Satoshi, Blockchain and crypto

The same economic forces that inspired the fintech revolution inspired a mystery character (or group) to do away with fiat currency altogether.


Despite their very different histories (see part 1 and part 2), our modern banking system holds digital currency to be interchangeable with paper money and coinage. Metal, paper and digital money are all considered fiat currency; government issued currency that is backed by the government (and the acceptance of the majority) rather than gold or another physical commodity. 


The 2008 crash, like The Great Depression and Wall Street Crash, had devastated many families. But the responses were different. As with the previous major crashes, there were calls for more centralisation and regulation… but this time there were also calls for decentralisation from individuals that could now organise and spread ideas online. 


Much in the way that the invention of the printing press sparked a series of revolutions that lead to the modern stock market and banking system, and later the quick communication of ideas in books provided an ecosystem into which the birth of America and the financial plans of Wall Street and Alexander Hamilton could flourish, the internet was a game changer. 


In 1995 when Internet Explorer was first released, ordinary people could share ideas with people around the world with the click of a button. The creation of the world wide web allowed people to share their disillusionment with centralised fiat currency and with dangerous financial tools and banking approaches. The internet allowed Satatoshi to consider these complaints and take action…


In 2008, an individual, or group by the name Satoshi Nakamoto released a project, claiming to be the start of a decentralised payment system. The project, Bitcoin or $BTC, relied on a network of computers rather than a single central bank owned computer: the first decentralised crypto currency. 


As the global economy crumbled, many people hoped that $BTC, and the innovative new Blockchain technology which fuelled it, could improve the international economic system and stabilise global currency.
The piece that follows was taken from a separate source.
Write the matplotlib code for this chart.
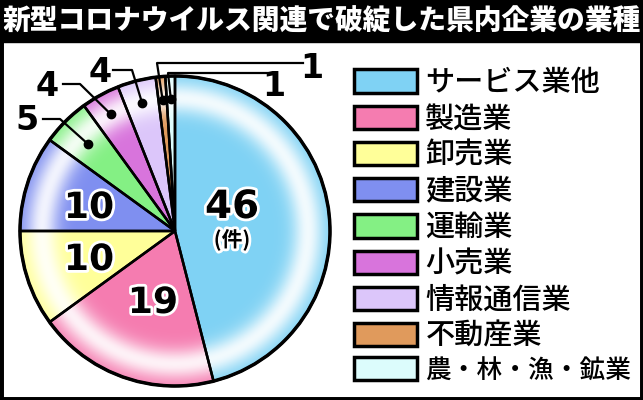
import numpy as np
import matplotlib.pyplot as plt
from matplotlib.patches import Rectangle, Circle, Patch
import matplotlib.patheffects as pe

plt.rcParams['font.family'] = ['Noto Sans CJK JP', 'DejaVu Sans']

# ===== DATA =====
title = "新型コロナウイルス関連で破綻した県内企業の業種"
categories = ["サービス業他", "製造業", "卸売業", "建設業", "運輸業",
              "小売業", "情報通信業", "不動産業", "農・林・漁・鉱業"]
counts = [46, 19, 10, 10, 5, 4, 4, 1, 1]
colors = ["#7fd2f4", "#f57cb0", "#ffff99", "#7f8ff0", "#84f084",
          "#d874dc", "#dcc6fa", "#e09a5c", "#dcfcfc"]

# ===== SETUP (pixel coordinates, y measured from the top) =====
W, H = 643, 400


def py(y):
    return H - y


fig = plt.figure(figsize=(W / 100, H / 100), dpi=100)
ax = fig.add_axes([0, 0, 1, 1])

cx, cy, R = 175, py(231), 155

# filled wedges
wedges, _ = ax.pie(counts, colors=colors, startangle=90, counterclock=False,
                   center=(cx, cy), radius=R,
                   wedgeprops=dict(linewidth=0, zorder=1))

# whitish ring highlight
n = 400
g = np.linspace(-1, 1, n)
xx, yy = np.meshgrid(g, g)
rr = np.hypot(xx, yy)
img = np.ones((n, n, 4))
img[..., 3] = 0.9 * np.exp(-((rr - 0.86) / 0.1) ** 2)
im = ax.imshow(img, extent=(cx - R, cx + R, cy - R, cy + R), zorder=2,
               interpolation='bilinear')
im.set_clip_path(Circle((cx, cy), R, transform=ax.transData))

# wedge outlines
ax.pie(counts, startangle=90, counterclock=False, center=(cx, cy), radius=R,
       wedgeprops=dict(fill=False, edgecolor='black', linewidth=1.8, zorder=3))
ax.add_patch(Circle((cx, cy), R, fill=False, edgecolor='black', linewidth=2.5, zorder=4))

# inside labels
stroke = [pe.withStroke(linewidth=4, foreground='white')]
inside = [(0, 232, 207, 28), (1, 153, 303, 26), (2, 89, 260, 26), (3, 89, 208, 26)]
for i, x, y, fs in inside:
    ax.text(x, py(y), str(counts[i]), fontsize=fs, weight='bold', ha='center',
            va='center', zorder=5, path_effects=stroke, family='DejaVu Sans')
ax.text(232, py(240), "(件)", fontsize=15, weight='bold', ha='center', va='center',
        zorder=5, path_effects=stroke)

# outside labels with leader lines
leaders = [
    (4, (27, 120), (43, 119), (60, 119), 0.79),
    (5, (47, 86), (63, 84), (80, 84), 0.86),
    (6, (100, 73), (113, 70), (132, 70), 0.85),
    (7, (312, 69), (303, 63), (157, 63), 0.85),
    (8, (274, 86), (267, 73), (168, 73), 0.85),
]
for i, (tx, ty), (x0, y0), (x1, y1), rf in leaders:
    w = wedges[i]
    ang = np.deg2rad((w.theta1 + w.theta2) / 2)
    dx, dy = cx + rf * R * np.cos(ang), cy + rf * R * np.sin(ang)
    ax.plot([x0, x1, dx], [py(y0), py(y1), dy], color='black', lw=1.6, zorder=5)
    ax.plot(dx, dy, 'o', color='black', ms=6, zorder=6)
    ax.text(tx, py(ty), str(counts[i]), fontsize=24, weight='bold', ha='center',
            va='center', zorder=6, family='DejaVu Sans')

# legend
handles = [Patch(facecolor=c, edgecolor='black', linewidth=2.5) for c in colors]
leg = ax.legend(handles, categories, loc='upper left',
                bbox_to_anchor=(354 / W, 1 - 67 / H),
                frameon=False, prop={'size': 21, 'weight': 'medium'},
                handlelength=2.15, handleheight=0.85, handletextpad=0.3,
                labelspacing=0.18, borderaxespad=0, borderpad=0)
leg.get_texts()[-1].set_fontsize(18.5)

# title bar and frame
ax.add_patch(Rectangle((0, py(42)), W, 42, color='black', zorder=7))
ax.text(W / 2, py(22), title, color='white', fontsize=20, weight='heavy',
        ha='center', va='center', zorder=8)
ax.add_patch(Rectangle((0, 0), W, H, fill=False, edgecolor='black', linewidth=5,
                       zorder=9, clip_on=False))

ax.set_xlim(0, W)
ax.set_ylim(0, H)
ax.axis('off')

fig.savefig("out.png", dpi=100)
Blockchain allowed a new type of financial infrastructure to be created, without the explicit backing and control of nation states and thus without the international politics inherent in the fiat system.


With blockchain, the integrity of the nation doesn’t need to be written about on the money it prints, instead everyone can trust the blockchain ledger.


Just like there were during the emergence of fiat currency, stock markets and futures contracts, there were ideological divides in the cryptocurrency community. Some people believed that $BTC should be practical and thus it needed to have low mining fees and be super fast; faster than banking or PayPal. Others believed $BTC should be stable, a new gold standard that’s slow and difficult to move, with high mining fees. So the fast and cheap group split off from $BTC and formed Bitcoin cash. 


Self-governing trading systems, and collateral backed loans have exploded on blockchain networks and the potential to earn interest, on interest, on interest through the use of tokens led to the bitcoin boom in 2017. Since then things have remained volatile in some ways, but have stabilised in others. Institutional support for $BTC has been slow. JP Morgan seemed to back it, but then the CEO called $BTC 'hyped-up fraud' and said cryptocurrencies were a 'waste of time' but signalled support for blockchain technology. Elon Musk added $BTC to the Tesla balance sheet and Twitter stated $BTC would play a big part in their future. At the same time, Nigeria banned $BTC trade as more and more Nigerians placed their trust in the safety and potential for growth that bitcoin offers, rather than their national economy.


Nobody knows where Bitcoin and other blockchain based cryptocurrencies will go. Some people hope coins like $BTC will be the new global currency, others see $BTC as the new gold standard. I find it interesting to speculate, and I’m vaguely working on a novel to explore the possibilities... just have to finish editing my Afrofuturism meets Fantasy debut first!